The exposed data included names, addresses, phone numbers, emails, work history, and chat transcripts. No Social Security numbers or financial information, but enough for targeted phishing campaigns. The platform lacked multi-factor authentication.

Paradox.ai fixed the vulnerability within 24 hours of disclosure on June 30, 2025. The company maintains it was a "legacy test account" for one client instance, not live production data, and that no third party beyond the researchers accessed it. The researchers' estimate of 64 million records suggests otherwise.

The incident checks familiar boxes: third-party vendor, AI-powered platform, weak default credentials, no MFA, rapid fix after disclosure. The pattern we've seen in HR tech, facilities management systems, and government contractors.

McDonald's Netherlands is now running subway ads telling people "Ch!ck3nMcN4gg€t$" isn't a secure password. "You're lovin' it, but hackers too," the campaign warns.

They're right. Simple character substitution - @ for A, 1 for I, $ for S - stopped being effective security around 2004. Every password cracking dictionary includes these variations.
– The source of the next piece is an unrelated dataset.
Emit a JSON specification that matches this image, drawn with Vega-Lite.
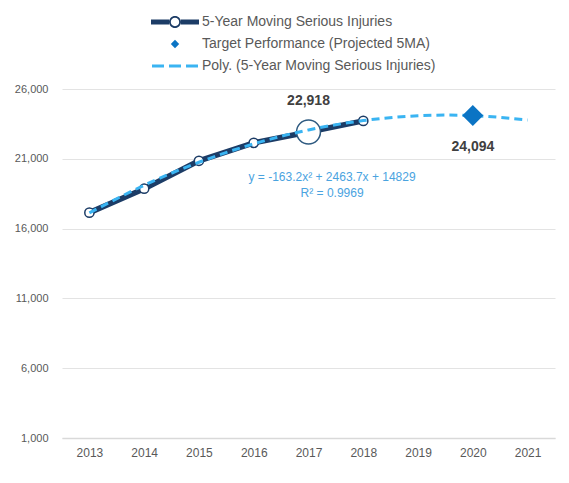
{
  "$schema": "https://vega.github.io/schema/vega-lite/v6.json",
  "width": 493,
  "height": 349,
  "autosize": {"type": "none"},
  "padding": {"left": 62, "top": 89, "right": 14, "bottom": 45},
  "background": "white",
  "config": {"view": {"stroke": null}, "font": "Liberation Sans"},
  "data": {
    "values": [
      {"series": "5-Year Moving Serious Injuries", "year": 2013, "value": 17143},
      {"series": "5-Year Moving Serious Injuries", "year": 2014, "value": 18857},
      {"series": "5-Year Moving Serious Injuries", "year": 2015, "value": 20857},
      {"series": "5-Year Moving Serious Injuries", "year": 2016, "value": 22143},
      {"series": "5-Year Moving Serious Injuries", "year": 2017, "value": 22918},
      {"series": "5-Year Moving Serious Injuries", "year": 2018, "value": 23714},
      {"series": "Target Performance (Projected 5MA)", "year": 2020, "value": 24094},
      {"series": "Poly. (5-Year Moving Serious Injuries)", "year": 2013, "value": 17130},
      {"series": "Poly. (5-Year Moving Serious Injuries)", "year": 2014, "value": 19104},
      {"series": "Poly. (5-Year Moving Serious Injuries)", "year": 2015, "value": 20751},
      {"series": "Poly. (5-Year Moving Serious Injuries)", "year": 2016, "value": 22073},
      {"series": "Poly. (5-Year Moving Serious Injuries)", "year": 2017, "value": 23068},
      {"series": "Poly. (5-Year Moving Serious Injuries)", "year": 2018, "value": 23736},
      {"series": "Poly. (5-Year Moving Serious Injuries)", "year": 2019, "value": 24078},
      {"series": "Poly. (5-Year Moving Serious Injuries)", "year": 2020, "value": 24094},
      {"series": "Poly. (5-Year Moving Serious Injuries)", "year": 2021, "value": 23783}
    ]
  },
  "encoding": {
    "x": {
      "field": "year",
      "type": "quantitative",
      "scale": {"domain": [2012.5, 2021.5], "nice": false, "zero": false},
      "axis": {
        "values": [2013, 2014, 2015, 2016, 2017, 2018, 2019, 2020, 2021],
        "format": "d",
        "title": null,
        "grid": false,
        "ticks": false,
        "domainColor": "#d9d9d9",
        "domainWidth": 1.5,
        "labelColor": "#595959",
        "labelFontSize": 12,
        "labelPadding": 9
      }
    },
    "y": {
      "field": "value",
      "type": "quantitative",
      "scale": {"domain": [1000, 26000], "nice": false, "zero": false},
      "axis": {
        "values": [1000, 6000, 11000, 16000, 21000, 26000],
        "format": ",d",
        "title": null,
        "domain": false,
        "ticks": false,
        "gridColor": "#e3e3e3",
        "labelColor": "#595959",
        "labelFontSize": 11,
        "labelPadding": 14
      }
    }
  },
  "layer": [
    {
      "transform": [{"filter": "datum.series === '5-Year Moving Serious Injuries'"}],
      "mark": {"type": "line", "color": "#1c3c66", "strokeWidth": 5.5}
    },
    {
      "transform": [{"filter": "datum.series === '5-Year Moving Serious Injuries'"}],
      "mark": {"type": "point", "shape": "circle", "filled": true, "fill": "white", "stroke": "#1c3c66", "strokeWidth": 1.5, "size": 85, "opacity": 1}
    },
    {
      "transform": [{"filter": "datum.series === '5-Year Moving Serious Injuries' && datum.year === 2017"}],
      "mark": {"type": "point", "shape": "circle", "filled": true, "fill": "white", "stroke": "#2e5a80", "strokeWidth": 1.5, "size": 570, "opacity": 1}
    },
    {
      "transform": [{"filter": "datum.series === 'Poly. (5-Year Moving Serious Injuries)'"}],
      "mark": {"type": "line", "color": "#3ab4f2", "strokeWidth": 3, "strokeDash": [8, 5], "interpolate": "natural"}
    },
    {
      "transform": [{"filter": "datum.series === 'Target Performance (Projected 5MA)'"}],
      "mark": {"type": "point", "filled": true, "size": 2500, "opacity": 1},
      "encoding": {
        "shape": {
          "field": "series",
          "type": "nominal",
          "scale": {
            "domain": ["5-Year Moving Serious Injuries", "Target Performance (Projected 5MA)", "Poly. (5-Year Moving Serious Injuries)"],
            "range": [
              "M-2.4,-0.25H-0.6V0.25H-2.4Z M0.6,-0.25H2.4V0.25H0.6Z M0.6,0A0.6,0.6 0 1,1 -0.6,0A0.6,0.6 0 1,1 0.6,0Z M0.42,0A0.42,0.42 0 1,0 -0.42,0A0.42,0.42 0 1,0 0.42,0Z",
              "M0,-0.42L0.42,0L0,0.42L-0.42,0Z",
              "M-2.3,-0.14H-1.1V0.14H-2.3Z M-0.6,-0.14H0.6V0.14H-0.6Z M1.1,-0.14H2.3V0.14H1.1Z"
            ]
          },
          "legend": {
            "title": null,
            "orient": "none",
            "legendX": 103,
            "legendY": -77,
            "direction": "vertical",
            "symbolSize": 400,
            "symbolStrokeWidth": 0,
            "symbolOpacity": 1,
            "labelFontSize": 14,
            "labelColor": "#595959",
            "labelOffset": 17,
            "rowPadding": 5,
            "padding": 0,
            "labelLimit": 400
          }
        },
        "color": {
          "field": "series",
          "type": "nominal",
          "scale": {
            "domain": ["5-Year Moving Serious Injuries", "Target Performance (Projected 5MA)", "Poly. (5-Year Moving Serious Injuries)"],
            "range": ["#1c3c66", "#0b74c4", "#3ab4f2"]
          },
          "legend": {
            "title": null,
            "orient": "none",
            "legendX": 103,
            "legendY": -77,
            "direction": "vertical",
            "symbolSize": 400,
            "symbolStrokeWidth": 0,
            "symbolOpacity": 1,
            "labelFontSize": 14,
            "labelColor": "#595959",
            "labelOffset": 17,
            "rowPadding": 5,
            "padding": 0,
            "labelLimit": 400
          }
        }
      }
    },
    {
      "transform": [{"filter": "datum.series === '5-Year Moving Serious Injuries' && datum.year === 2017"}],
      "mark": {"type": "text", "dy": -31, "fontSize": 14, "fontWeight": "bold", "color": "#404040"},
      "encoding": {"text": {"field": "value", "type": "quantitative", "format": ","}}
    },
    {
      "transform": [{"filter": "datum.series === 'Target Performance (Projected 5MA)'"}],
      "mark": {"type": "text", "dy": 31, "fontSize": 14, "fontWeight": "bold", "color": "#404040"},
      "encoding": {"text": {"field": "value", "type": "quantitative", "format": ","}}
    },
    {
      "data": {"values": [{"year": 2017.43, "value": 20070, "note": ["y = -163.2x² + 2463.7x + 14829", "R² = 0.9969"]}]},
      "mark": {"type": "text", "align": "center", "baseline": "top", "fontSize": 12, "lineHeight": 16, "color": "#4aa3df"},
      "encoding": {"text": {"field": "note"}}
    }
  ]
}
If your password is based on a word that appears in any language, pop culture reference, or apparently fast food menu, it's already in an attacker's wordlist.

The real lesson isn't about menu items. It's that the same thinking that produces "bigmac123" also produces "123456" - and the latter was protecting access to 64 million applicant records at a Fortune 500 company's recruitment vendor.

Use a password manager. Enable MFA everywhere. If you're procuring HR platforms, verify the vendor's authentication controls before you hand them candidate data. The basics still matter.